* **Written exercise**
Lines containing the string "this" are to be counted; report only how many there are.

* **Dataset**
□ □ □ □

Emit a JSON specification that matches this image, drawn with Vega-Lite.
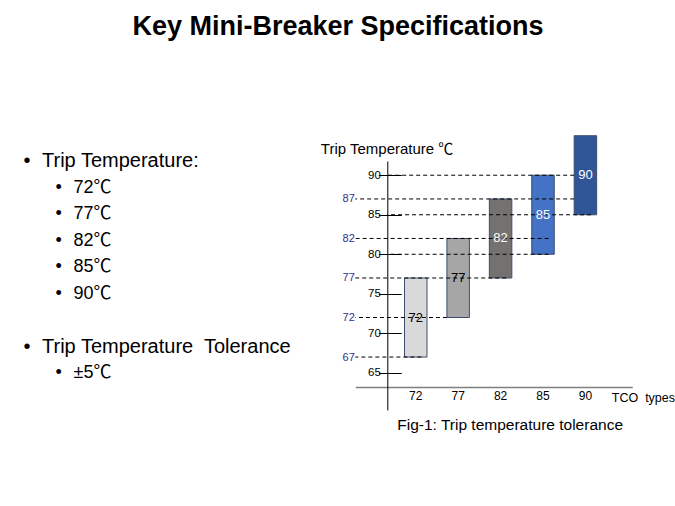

□ □ □ □

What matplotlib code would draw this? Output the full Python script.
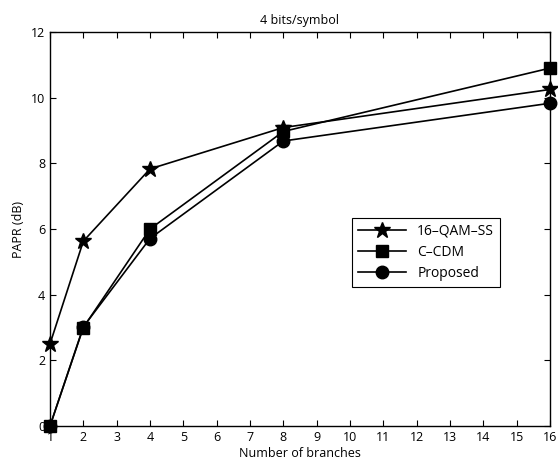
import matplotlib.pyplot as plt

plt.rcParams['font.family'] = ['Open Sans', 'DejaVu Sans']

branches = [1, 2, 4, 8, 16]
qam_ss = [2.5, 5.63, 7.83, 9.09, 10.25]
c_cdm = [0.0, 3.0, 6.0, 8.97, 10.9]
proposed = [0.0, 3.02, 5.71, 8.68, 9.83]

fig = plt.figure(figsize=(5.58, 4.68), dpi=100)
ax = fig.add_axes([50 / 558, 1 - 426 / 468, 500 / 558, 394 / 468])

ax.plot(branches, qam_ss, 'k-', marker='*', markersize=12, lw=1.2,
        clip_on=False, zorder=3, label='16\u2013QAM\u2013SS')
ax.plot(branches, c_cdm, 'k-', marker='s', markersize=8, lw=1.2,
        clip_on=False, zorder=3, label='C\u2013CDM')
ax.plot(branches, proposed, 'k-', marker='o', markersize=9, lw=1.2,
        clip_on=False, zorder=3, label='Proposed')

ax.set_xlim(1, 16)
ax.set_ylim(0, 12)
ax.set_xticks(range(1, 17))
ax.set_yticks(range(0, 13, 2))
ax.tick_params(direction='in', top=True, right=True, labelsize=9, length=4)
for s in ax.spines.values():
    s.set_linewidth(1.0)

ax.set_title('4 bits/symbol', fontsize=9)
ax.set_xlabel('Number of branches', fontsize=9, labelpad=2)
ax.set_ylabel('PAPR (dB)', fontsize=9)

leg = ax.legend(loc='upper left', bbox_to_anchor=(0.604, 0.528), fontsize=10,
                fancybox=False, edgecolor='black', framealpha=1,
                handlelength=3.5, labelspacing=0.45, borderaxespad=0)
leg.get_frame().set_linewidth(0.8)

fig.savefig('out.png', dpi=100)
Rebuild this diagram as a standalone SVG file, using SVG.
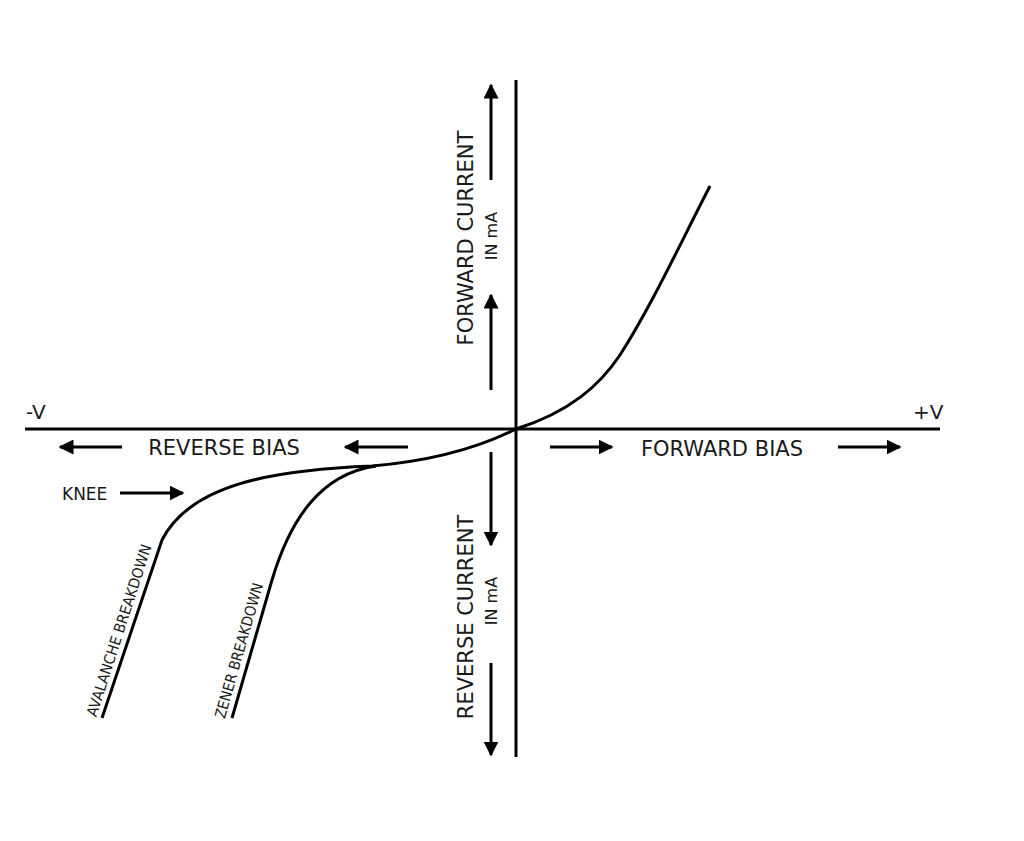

□ □ □ □

* **Task solution**
3